Originally Posted by OKGeek
Thanks, man! I didn't think about RT60 uniformity, so it's great you've mentioned that. Currently in design stage, so measurements will be available a bit further along the way. Will definitely post here.
Awesome. That's for sure was not on my radar. Impression was that the more bass traps I have, the better, but I see, that not all basstraps are created equal
RT60 Uniformity is important as a means of understanding the listenability of a room. In more tangible terms, when a room has really good decay in the mid and high frequencies, but poor decay in the bass, a room may have clear dialogue but sound boomy. Conversely, a room with good bass decay but poor mid/high decay may lack speech intelligibility, may have audible echo issues, etc. Notches in the decay can make it sound unnatural.

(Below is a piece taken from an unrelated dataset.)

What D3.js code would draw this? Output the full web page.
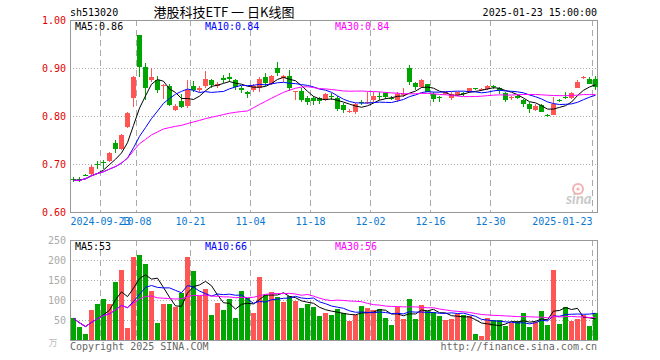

The actual decay of the instruments or recording are already on the recording, so you don't want the room to contribute to that.
I really think that the main reason for keeping the RT60 values over .2 seconds is really more because a room that is too dead is uncomfortable, and the reason to move music rooms above .3 is just because a lot of recordings don't have good "room sound" unless they are a more natural or acoustic recording. It also wouldn't be possible to get bass decay that low and I do think having an even/flat RT60 value over the widest possible frequency range sounds more natural.
In terms of bass trapping, the more the better is mostly true, but certainly not all bass traps are created equally. Corners of rooms are very special places acoustically and need to be treated in very special ways. It's a lot more efficient of acoustic material to simply place 4"-6" panels across a corner instead of chunks, and they actually absorb, overall, very similarly to solid chunk absorbers, however if the material is too thin and doesn't break up all paths that the waves reflect in, you can get a less ideal absorption. Some commercial options have solved this simply by placing "shelves" of acoustic material up the length of the trap at periodic positions.
My main concern with over-use of full range bass traps is the RT60 problem. As an example, the GIK tritrap is nearly flat from 80hz to 250hz in absorption. The Monster bass trap is similarly flat out to 500hz or so. With numerous 4" panels also in the room you can end up with too much absorption at 200hz to 500hz and so its not uncommon to see a notch in the RT60.